1. Field of the Invention
This invention relates to semiconductor memory systems and particularly to information sense amplifiers for single FET/capacitor memory cells.
2. Description of the Prior Art
U.S. Pat. No. 3,387,286 entitled "Field Effect Transistor Memory", issued June 4, 1968, to R. H. Dennard and assigned to the present assignee, describes an array of semiconductor memory cells, each comprising only a single FET coupled to a storage capacitor. Because of the relatively lower cost of FET processing over bipolar processing and the inherent optimum density achievable using a single active device in a memory cell, the approach to designing high density semiconductor memory systems has, in recent years, emphasized the development of single FET/capacitor memory cell technology.
A typical sense amplifier and memory system configuration for such memory cells appears in U.S. Pat. No. 3,678,473 entitled "Read-Write Circuit for Capacitive Memory Arrays", issued July 18, 1972, to S. E. Wahlstrom, which includes a ratioless cross-coupled sense latch coupled between common bit lines of a pair of single FET/capacitor memory arrays. A charged or uncharged memory capacitor is coupled to one bit line and a reference potential is coupled to the other bit line, the differential potential between the bit lines is sensed. In large memory systems where the parasitic capacitance of the bit/sense line is large compared with the storage capacitance, the sense signal is severely attenuated due to the charge redistribution between the small storage capacitance and the large bit/sense line capacitance. In practical FET devices any imbalances, such as differences in the threshold voltages of the cross-coupled devices, or differences in bit line capacitance, requires that a sense signal larger than the minimum achievable through cell design be provided to offset any mismatch. In addition, the speed at which the latch can be set is limited by the size of the bit/sense line capacitance which must be driven to high and low signal levels. The article, "Sense Latch Circuit for Memory Cells", by A. Furman et al. IBM Technical Disclosure Bulletin, February 1974, pp. 2792-3, provides clock driven isolation devices between the latch sense nodes and the bit/sense lines to isolate the bit/sense line capacitance from the latch circuit at the time the latch is being set.

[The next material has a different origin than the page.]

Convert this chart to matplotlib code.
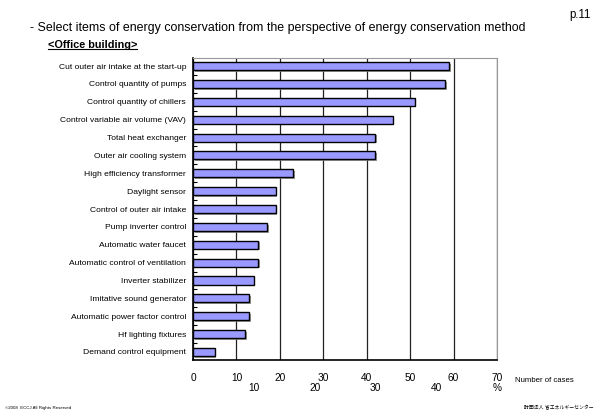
import matplotlib.pyplot as plt
import matplotlib.patheffects as pe
import numpy as np

plt.rcParams['font.family'] = ['Liberation Sans', 'Noto Sans CJK JP', 'DejaVu Sans']

items = [
    "Cut outer air intake at the start-up",
    "Control quantity of pumps",
    "Control quantity of chillers",
    "Control variable air volume (VAV)",
    "Total heat exchanger",
    "Outer air cooling system",
    "High efficiency transformer",
    "Daylight sensor",
    "Control of outer air intake",
    "Pump inverter control",
    "Automatic water faucet",
    "Automatic control of ventilation",
    "Inverter stabilizer",
    "Imitative sound generator",
    "Automatic power factor control",
    "Hf lighting fixtures",
    "Demand control equipment",
]
cases = [59, 58, 51, 46, 42, 42, 23, 19, 19, 17, 15, 15, 14, 13, 13, 12, 5]

case_ticks = [0, 10, 20, 30, 40, 50, 60, 70]
pct_ticks = [10, 20, 30, 40]
total_cases = 140  # cases corresponding to 100 %

fig = plt.figure(figsize=(6, 4.15), dpi=100)
ax = fig.add_axes([0.3217, 0.1325, 0.5067, 0.7277])

y = np.arange(len(items))
bars = ax.barh(y, cases, height=0.45, color="#9999ff", edgecolor="black",
               linewidth=1.0, zorder=3)
for b in bars:
    b.set_path_effects([pe.SimplePatchShadow(offset=(1.2, -1.2), shadow_rgbFace="#808080", alpha=0.8),
                        pe.Normal()])

ax.set_xlim(0, 70)
ax.set_ylim(len(items) - 0.55, -0.45)
ax.set_yticks(y)
ax.set_yticklabels(items, fontsize=6.1)
ax.set_yticks(y[:-1] + 0.5, minor=True)
ax.tick_params(axis="y", which="major", length=0, pad=5)
ax.tick_params(axis="y", which="minor", length=3, direction="in", width=0.8)

ax.set_xticks(case_ticks)
ax.set_xticklabels([str(t) for t in case_ticks], fontsize=7.3)
ax.tick_params(axis="x", length=0, pad=9)
ax.grid(axis="x", color="#222222", linewidth=0.9, zorder=0)

for s in ["top", "right"]:
    ax.spines[s].set_color("#999999")
for s in ["left", "bottom"]:
    ax.spines[s].set_color("black")
    ax.spines[s].set_linewidth(1.2)

trans = ax.get_xaxis_transform()
for p in pct_ticks:
    ax.text(p * total_cases / 100, -0.094, str(p), transform=trans, ha="center", va="center", fontsize=7.3)
ax.text(70, -0.094, "%", transform=trans, ha="center", va="center", fontsize=7.3)
fig.text(0.858, 0.083, "Number of cases", fontsize=5.6, ha="left", va="center")

fig.text(0.05, 0.932, "- Select items of energy conservation from the perspective of energy conservation method",
         fontsize=8.9, ha="left", va="center")
t = fig.text(0.08, 0.892, "<Office building>", fontsize=7.8, fontweight="bold", ha="left", va="center")
fig.text(0.948, 0.965, "p.11", fontsize=8.3, ha="left", va="center")
fig.text(0.008, 0.017, "©2008  ECCJ All Rights Reserved", fontsize=3.2, ha="left", va="center")
fig.text(0.99, 0.017, "財団法人 省エネルギーセンター", fontsize=3.5, ha="right", va="center")

# underline for the subtitle
fig.canvas.draw()
bb = t.get_window_extent().transformed(fig.transFigure.inverted())
fig.add_artist(plt.Line2D([bb.x0, bb.x1], [bb.y0 + 0.002, bb.y0 + 0.002], color="black", linewidth=0.8,
                          transform=fig.transFigure))

fig.savefig("out.png", dpi=100)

Additional improvements in sense amplifier design are taught in U.S. Pat. No. 3,764,906 entitled "Stored Charge Detection by Charge Transfer", issued Oct. 9, 1973, to L. G. Heller and assigned to the instant assignee, which teaches a charge transfer, or bucket brigade, sensing technique which is insensitive to device parameters and can effectively transfer the storage capacitor voltage directly to the sense node. This technique, although more sensitive to input voltages, is slower than the dynamic latch due to the time required to fully charge the large bit/sense line capacitance through an FET approaching cutoff while operating in the saturation region. Improvements in charge transfer sense amplifiers are found in U.S. Pat. No. 3,760,381, entitled "Stored Charge Memory Detection Circuit", issued Sept. 18, 1973, to Y. L. Yao and assigned to the instant assignee, and in the article "Differential Sense Amplifier" by D. P. Spampinato, IBM Technical Disclosure Bulletin, November 1974, pp. 1797-8.
In summary, two different types of sense amplifiers have been previously proposed for use with single FET/capacitor memory cells. The dynamic cross-coupled latch, although faster, remains device parameter sensitive and therefore requires a larger input signal, while the charge transfer sense amplifier is more sensitive but slower.
Three additional prior art references are pertinent to certain aspects of the subject invention and, although they relate to diverse areas of the semiconductor art, are described below:
U.S. Pat. No. 3,549,912, entitled "JK Flip-Flop", issued Dec. 22, 1970 to R. G. Lewis, describes a bipolar flip-flop circuit which uses a capacitively coupled clock signal combined with pulse steering diodes to disable the conductive one of a pair of cross-coupled transistors in order to allow the static state of the flip-flop to be more quickly changed.
The article, "Sense Amplifier for IGFET Memory", by D. L. Critchlow, IBM Technical Disclosure Bulletin, November 1970, pp. 1720-2, shows a cross-coupled FET sense/latch circuit in which the source electrodes of the cross-coupled FETs are coupled to separate voltage nodes from which an output signal is derived. The nodes are initially unconditionally prebiased to the same DC potential.
U.S. Pat. No. 3,854,059, entitled "Flip-Flop Circuit", issued Dec. 10, 1974, to K. Nomiya et al., shows an FET flip-flop in which cross-coupled devices, having isolated source electrodes, are initially precharged. The circuit also includes separate source pull-down devices for each of the cross-coupled FET devices. In operation the circuit is responsive to logical input signals selectively applied to the precharged source nodes prior to activation of the source pull-down devices. Regenerative operation is prevented by a feedback interrupting device conditioned to be conductive only during a precharge period.